Of course, having a strong sense of humor keeps us sane and allows us to consider all options – particularly the least probable or anticipated, as Johnson explains in his 9th chapter, quoting from Inside Jokes: Using Humor to Reverse-Engineer the Mind, MIT Press.
Johnson’s 10th chapter provides details on how to consume and proposes an audacious (but tongue-in-cheek) scheme to provide “nutritional” labels in information products – very much as we have for food. In reality, one should consume consciously, that is by controlling our information intake and its source. Keeping a clean habit includes such important advice as to cut one’s subscription to cable television in order to purchase items à la carte. Keeping a journal is also a good idea – as it provides measurable feedback. Other bits of advice include consuming local (p.108), low-ad (p.111), diverse – mainly Khan Academy, TED Talks and Kickstarter (p.113-5) and balanced (p.115) sources.

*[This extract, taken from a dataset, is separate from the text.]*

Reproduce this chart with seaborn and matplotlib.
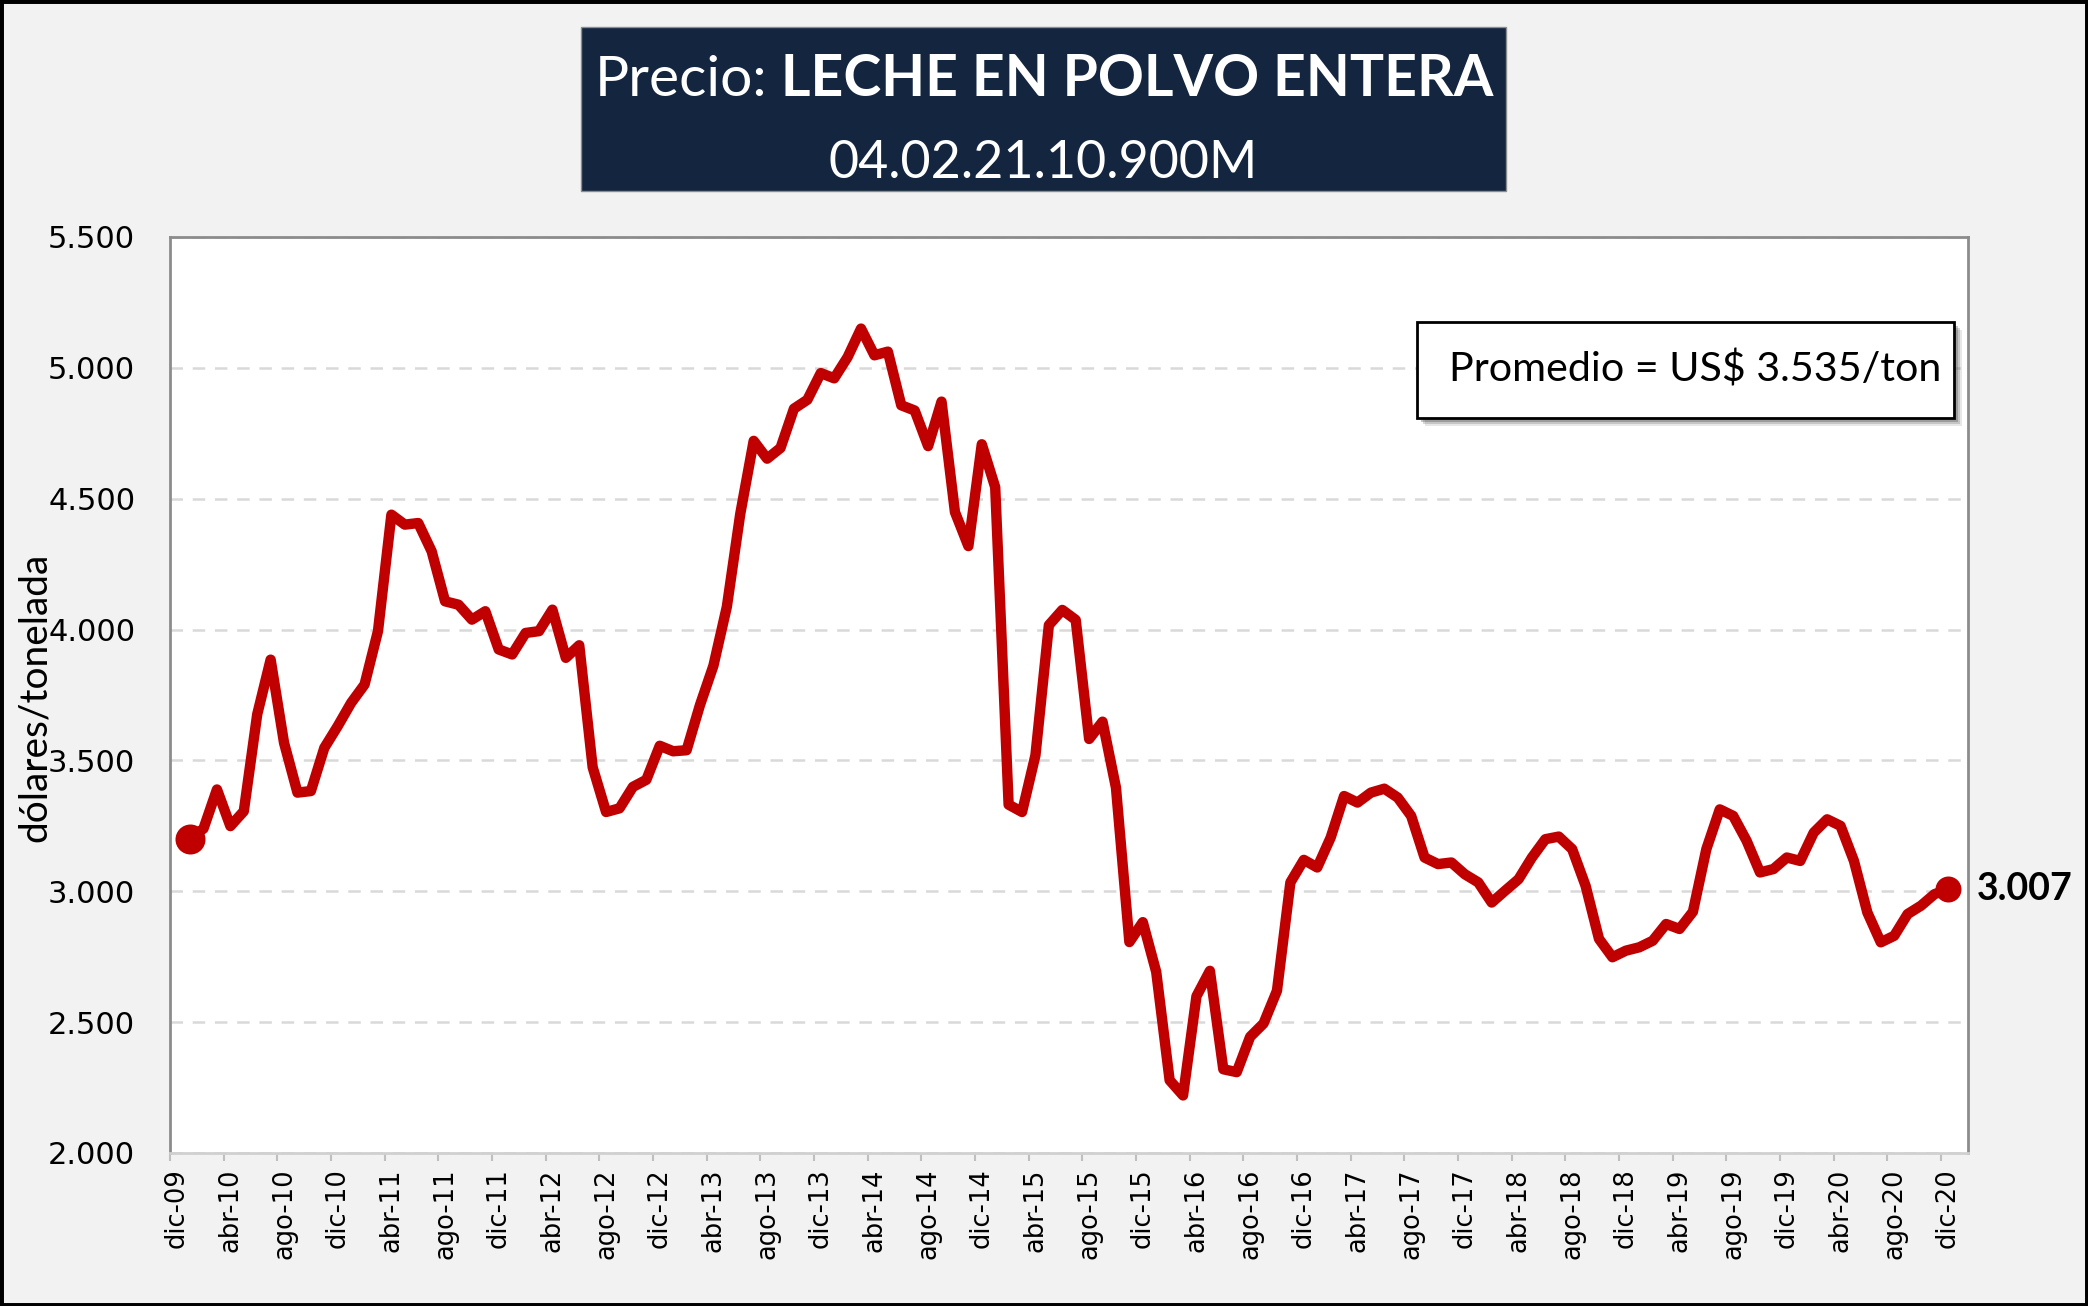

Johnson’s conclusion (Part III – Social Obesity) attempts to depict the how his scheme might impact the political and social climate in the USA. Of interest in Chapter 11 (the participation Gap) is his take on transparency’s dark side:
“You can simply claim to be transparent, and create a halo of honesty about you, without actually being honest.
Two factors empower this dark side of transparency. […] The first is the deluge of information and facts disguised as entertainment. Even the most open and transparent systems must compete with buckets of information that are more interesting. The second is our poor information diets – that we choose information we want to hear over information that reveals the truth makes the competition all the more difficult.(p.132)
“[T]he thruth is that citizen-focused transparency initiatives have a miserable track record of fighting corruption. And citizens have a miserable track record of using those initiatives to make rational decisions about the people they elect.
Transparency isn’t a replacement for integrity and honesty; it’s an infrastructural tool that allows for those attributes to occur – but only if the public is willing [to] act upon the information that they recieve as a result of transparency in a conscious, deliberate way.” (p. 134)
“The greatest political ideas have come from the constant search for synthesis and pragmatism, and the foundation of democracy is constant public participation. (p. 137)
Our information consumption habits thus shape the economics of information production – that is how we can shape the future of available information at the societal level.
Johnson closes with a letter to programmers and software developers – the “new” scribes that rule our information world, with a call to get involved in local and social issues with their skills – to fix real problems.